The Stanley Cup is hockey’s ultimate prize. The only goalies who have won it more than Brandon native Turk Broda are Jacques Plante, Charlie Hodge, and Ken Dryden.

Broda’s name is engraved five times on the Stanley Cup, and he won them all as a member of the Toronto Maple Leafs. What’s most impressive about his five championships, is that they all came in a 10-year window from 1941-1951, a true stretch of dominance.

 

 

Terry Sawchuk

Terry Sawchuk was the first goalie in NHL history to record 100 career shutouts. He also held the league record for most shutouts at 103 for over 50 years.

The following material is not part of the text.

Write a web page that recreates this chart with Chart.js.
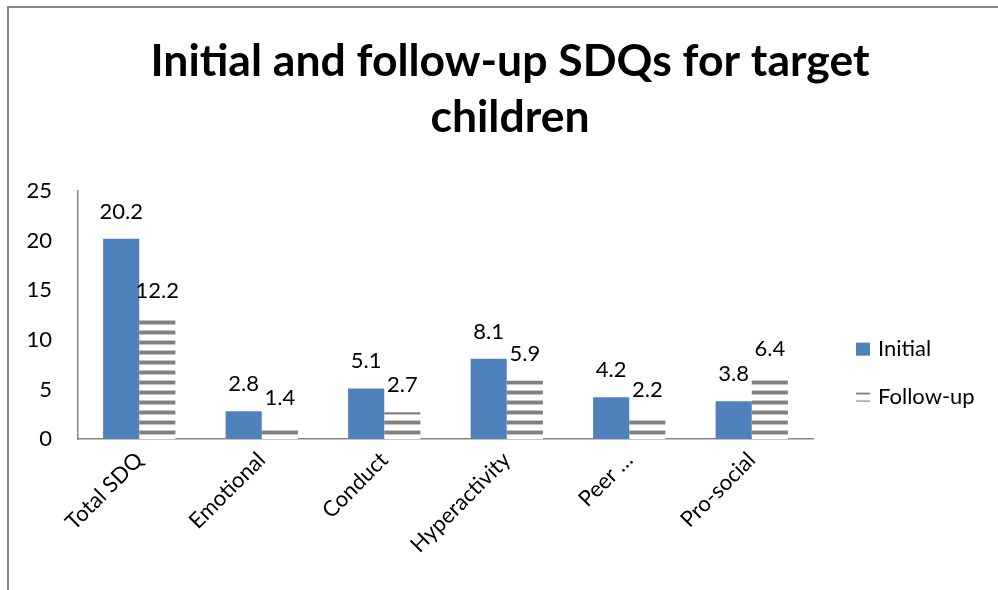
<!DOCTYPE html>
<html>
<head>
<meta charset="utf-8">
<script src="https://cdn.jsdelivr.net/npm/chart.js@4/dist/chart.umd.min.js"></script>
<style>
    html, body { margin: 0; padding: 0; background: #fff; }
    #wrap { width: 998px; height: 590px; }
</style>
</head>
<body>
<div id="wrap"><canvas id="sdqChart" width="998" height="590"></canvas></div>
<script>
var categories = ['Total SDQ', 'Emotional', 'Conduct', 'Hyperactivity', 'Peer \u2026', 'Pro-social'];
var initialScores = [20.2, 2.8, 5.1, 8.1, 4.2, 3.8];
var followUpScores = [12.2, 1.4, 2.7, 5.9, 2.2, 6.4];
var yTicks = [0, 5, 10, 15, 20, 25];

var FONT = 'Lato, "Open Sans", sans-serif';

// grey horizontal stripes on white, used for the follow-up bars
function stripePattern(ctx) {
    var c = document.createElement('canvas');
    c.width = 4;
    c.height = 10;
    var g = c.getContext('2d');
    g.fillStyle = '#ffffff';
    g.fillRect(0, 0, 4, 10);
    g.fillStyle = '#c4c4c4';
    g.fillRect(0, 0, 4, 1);
    g.fillRect(0, 4, 4, 1);
    g.fillStyle = '#808080';
    g.fillRect(0, 1, 4, 3);
    return ctx.createPattern(c, 'repeat');
}

// outer frame of the chart
var framePlugin = {
    id: 'frame',
    beforeDraw: function (chart) {
        var ctx = chart.ctx;
        ctx.save();
        ctx.strokeStyle = '#878787';
        ctx.lineWidth = 2;
        ctx.beginPath();
        ctx.moveTo(8, chart.height);
        ctx.lineTo(8, 7);
        ctx.lineTo(chart.width, 7);
        ctx.stroke();
        ctx.restore();
    }
};

// value printed above every bar
var valueLabels = {
    id: 'valueLabels',
    afterDatasetsDraw: function (chart) {
        var ctx = chart.ctx;
        ctx.save();
        ctx.font = '22px ' + FONT;
        ctx.fillStyle = '#000';
        ctx.textAlign = 'center';
        ctx.textBaseline = 'alphabetic';
        chart.data.datasets.forEach(function (ds, i) {
            chart.getDatasetMeta(i).data.forEach(function (bar, j) {
                ctx.fillText(ds.data[j].toFixed(1), bar.x, bar.y - 20);
            });
        });
        ctx.restore();
    }
};

// legend on the right side of the plot
var sideLegend = {
    id: 'sideLegend',
    afterDraw: function (chart) {
        var ctx = chart.ctx;
        var area = chart.chartArea;
        var x = area.right + 43;
        var rows = [area.top + 158, area.top + 206];
        var swatchH = [13, 9];
        ctx.save();
        ctx.font = '22px ' + FONT;
        ctx.fillStyle = '#000';
        ctx.textBaseline = 'middle';
        chart.data.datasets.forEach(function (ds, i) {
            ctx.fillStyle = ds.backgroundColor;
            ctx.fillRect(x, rows[i] - swatchH[i] / 2, 14, swatchH[i]);
            ctx.fillStyle = '#000';
            ctx.fillText(ds.label, x + 22, rows[i]);
        });
        ctx.restore();
    }
};

var canvas = document.getElementById('sdqChart');
var ctx = canvas.getContext('2d');

var myBarChart = new Chart(ctx, {
    type: 'bar',
    data: {
        labels: categories,
        datasets: [{
            label: 'Initial',
            data: initialScores,
            backgroundColor: '#4f81bd',
            borderWidth: 0
        }, {
            label: 'Follow-up',
            data: followUpScores,
            backgroundColor: stripePattern(ctx),
            borderWidth: 0
        }]
    },
    options: {
        responsive: false,
        animation: false,
        layout: {
            padding: { left: 22, right: 0, top: 0, bottom: 0 }
        },
        datasets: {
            bar: { categoryPercentage: 0.59, barPercentage: 1.0 }
        },
        scales: {
            x: {
                grid: { display: false, drawTicks: false },
                border: { display: true, color: '#878787', width: 1.5 },
                ticks: {
                    color: '#000',
                    font: { family: FONT, size: 22 },
                    minRotation: 45,
                    maxRotation: 45,
                    autoSkip: false,
                    padding: 8
                },
                afterFit: function (scale) { scale.height = 151; }
            },
            y: {
                min: 0,
                max: 25,
                afterBuildTicks: function (scale) {
                    scale.ticks = yTicks.map(function (v) { return { value: v }; });
                },
                grid: { display: false, drawTicks: false },
                border: { display: true, color: '#878787', width: 1.5 },
                ticks: {
                    color: '#000',
                    font: { family: FONT, size: 22 },
                    padding: 26
                },
                afterFit: function (scale) { scale.width = 56; }
            },
            legendSpace: {
                position: 'right',
                display: true,
                grid: { display: false, drawTicks: false },
                border: { display: false },
                ticks: { display: false },
                afterFit: function (scale) { scale.width = 185; }
            }
        },
        plugins: {
            legend: { display: false },
            tooltip: { enabled: false },
            title: {
                display: true,
                text: ['Initial and follow-up SDQs for target', 'children'],
                color: '#000',
                font: { family: FONT, size: 44.5, weight: 'bold', lineHeight: 1.26 },
                padding: { top: 34, bottom: 45 }
            }
        }
    },
    plugins: [framePlugin, valueLabels, sideLegend]
});
</script>
</body>
</html>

He has played the most games of any Manitoban goaltender, and has an impressive list of accolades, which includes a Calder Memorial Trophy as the league’s best rookie in 1951, four Vezina Trophies in 1952, 1953, 1955, and 1965, and four Stanley Cups in 1952, 1954, 1955, and 1967.

 

 

Ed Belfour

Ed Belfour’s 484 career wins are the most by any Manitoban and rank fifth on the all-time leader boards. During his 18-year career, he won the Calder Memorial Trophy in 1991, two Vezina Trophies in 1991 and 1993, and the Stanley Cup as a member of the Dallas Stars in 1999.

 

 

Ron Hextall

Billy Smith was the first goalie to be credited with an NHL goal after the Colorado Rockies passed the puck into their own net, but Manitoban Ron Hextall was the first goalie in NHL history to shoot and score a goal in a regular season game.

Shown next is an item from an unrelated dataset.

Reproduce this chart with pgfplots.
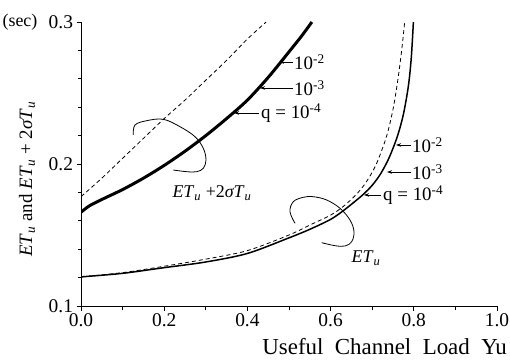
\documentclass[border=0pt]{standalone}
\usepackage{fontspec}
\setmainfont{Liberation Serif}
\usepackage{pgfplots}
\pgfplotsset{compat=1.18}
\usetikzlibrary{arrows.meta}
\newcommand{\ETu}{\textit{ET}\textsubscript{\textit{u}}}
\newcommand{\sTu}{\textit{σT}\textsubscript{\textit{u}}}
\begin{document}
\begin{tikzpicture}
\useasboundingbox (-81bp,-54bp) rectangle (429bp,306bp);
\begin{axis}[
  at={(0,0)}, anchor=south west,
  scale only axis, width=416bp, height=284bp,
  xmin=0, xmax=1, ymin=0.1, ymax=0.3,
  axis x line*=bottom, axis y line*=left,
  axis line style={-, line width=1bp},
  tick align=outside,
  major tick length=4.5bp, minor tick length=3.5bp,
  every tick/.style={black, line width=0.8bp},
  xtick={0,0.2,0.4,0.6,0.8,1},
  minor xtick={0.1,0.3,0.5,0.7,0.9},
  ytick={0.1,0.2,0.3},
  minor ytick={0.12,0.14,0.16,0.18,0.22,0.24,0.26,0.28},
  /pgf/number format/assume math mode=true,
  xticklabel style={/pgf/number format/.cd, fixed, fixed zerofill, precision=1},
  yticklabel style={/pgf/number format/.cd, fixed, fixed zerofill, precision=1},
  tick label style={font=\fontsize{19.5}{19.5}\selectfont},
  clip=true,
]
% ET_u + 2 sigma T_u, solid (q = 1e-4 .. 1e-2, overlapping)
\addplot[black, line width=3bp, smooth, tension=0.5] coordinates {
(0.0,0.166) (0.02,0.1705) (0.05,0.175) (0.1,0.182) (0.15,0.190) (0.2,0.199)
(0.25,0.209) (0.3,0.220) (0.35,0.232) (0.4,0.245) (0.45,0.261) (0.5,0.279)
(0.53,0.290) (0.555,0.300)};
% ET_u + 2 sigma T_u, dashed
\addplot[black, line width=0.8bp, dash pattern=on 4bp off 3bp, smooth, tension=0.5] coordinates {
(0.0,0.177) (0.05,0.190) (0.1,0.204) (0.15,0.218) (0.2,0.232) (0.25,0.245)
(0.3,0.259) (0.35,0.273) (0.4,0.288) (0.445,0.300)};
% ET_u solid
\addplot[black, line width=1.5bp, smooth, tension=0.5] coordinates {
(0.0,0.1205) (0.1,0.123) (0.2,0.127) (0.3,0.131) (0.4,0.137) (0.5,0.148)
(0.55,0.154) (0.6,0.161) (0.63,0.167) (0.66,0.174) (0.68,0.179) (0.70,0.185)
(0.72,0.193) (0.74,0.204) (0.76,0.219) (0.775,0.235) (0.787,0.255) (0.794,0.275) (0.799,0.300)};
% ET_u dashed
\addplot[black, line width=0.8bp, dash pattern=on 4bp off 3bp, smooth, tension=0.5] coordinates {
(0.0,0.1205) (0.1,0.1235) (0.2,0.128) (0.3,0.133) (0.4,0.139) (0.5,0.150)
(0.55,0.157) (0.6,0.164) (0.63,0.170) (0.66,0.178) (0.685,0.187) (0.71,0.200)
(0.735,0.220) (0.751,0.240) (0.763,0.262) (0.772,0.283) (0.778,0.300)};
\end{axis}
\begin{scope}[shift={(-81bp,306bp)}, x=1bp, y=-1bp]
\tikzset{lbl/.style={font=\fontsize{19}{19}\selectfont, inner sep=0pt},
         arr/.style={-{Stealth[length=5bp,width=3.5bp]}, line width=0.7bp}}
% upper annotations
\node[lbl, anchor=west] at (294,62) {10\textsuperscript{-2}};
\draw[arr] (293,62) -- (279,62);
\node[lbl, anchor=west] at (294,88) {10\textsuperscript{-3}};
\draw[arr] (293,88) -- (260,88);
\node[lbl, anchor=west] at (261,113) {q = 10\textsuperscript{-4}};
\draw[arr] (259,113) -- (234,113);
% lower annotations
\node[lbl, anchor=west] at (412,145) {10\textsuperscript{-2}};
\draw[arr] (411,145) -- (396,145);
\node[lbl, anchor=west] at (412,172) {10\textsuperscript{-3}};
\draw[arr] (411,172) -- (387,172);
\node[lbl, anchor=west] at (383,195) {q = 10\textsuperscript{-4}};
\draw[arr] (381,195) -- (364,195);
% ellipses
\draw[line width=0.8bp] plot[smooth, tension=0.6] coordinates {
(133.3,135) (135,125) (146.7,120.7) (163.3,119.3) (180,126.7) (195,136.7)
(203.3,148.3) (206,160) (203.3,168.3) (196.7,171.7) (186.7,171.7) (173.3,170)};
\draw[line width=0.8bp] plot[smooth, tension=0.6] coordinates {
(295,223.3) (290,211.7) (293.3,201.7) (303.3,197.3) (313.3,196.7) (326.7,200)
(340,208.3) (350,220) (354,231.7) (351.7,241.7) (345,246) (335,245.7) (321.7,242.7)};
\node[lbl, font=\fontsize{18}{18}\selectfont] at (212,193) {\ETu\ +2\sTu};
\node[lbl, font=\fontsize{18}{18}\selectfont] at (366,258) {\ETu};
% axis titles
\node[lbl, font=\fontsize{18}{18}\selectfont] at (20,22) {(sec)};
\node[lbl, rotate=90] at (27,179) {\ETu\ and \ETu\ + 2\sTu};
\node[lbl, font=\fontsize{23}{23}\selectfont, anchor=base east] at (507,355) {Useful\ \ Channel\ \ Load\ \ Yu};
\end{scope}
\end{tikzpicture}
\end{document}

Hextall shot the puck the length of the ice into an empty net on December 8, 1987. He was also the first goalie to shoot and score a goal in the playoffs and won the Vezina Trophy in 1987. Hextall is one of five players in NHL history to win the Conn Smythe award as the playoff’s MVP for a team who didn’t win the Stanley Cup.

 

Bill Ranford

Bill Ranford was a champion on and off the ice. As part of the Edmonton Oilers dynasty in the late 80s and early 90s, Ranford won two Stanley Cups and the Conn Smythe Trophy. He then went on to win two more Stanley Cups as a goaltending coach for the Los Angeles Kings.

 

 

Chris Driedger, James Reimer, and Calvin Pickard

Currently making their marks on the NHL, Chris Driedger, James Reimer, and Calvin Pickard all rank in the top five all-time for save percentage by a Manitoban goalie. All three have played under 400 career games and are just scratching the surface of their potential.

 

 

A tireless argument could be made for all these players to see who is greatest, but  appreciation should be had for all their accomplishments and contributions to the sport while representing our province. 

Other notable goaltenders who were inducted into the Manitoba Hockey Hall of Fame include Trevor Kidd, Murray Bannerman, Curt Ridley, Karl Friesen, Wayne Stephenson, Ron Low, Jim Henry, Glen Hanlon, Paul Goodman, Bill Fraser, Jimmy Foster, Wilf Cude, Bill Cockburn, Wally Byron, Gordon Bell, and Charlie Rayner.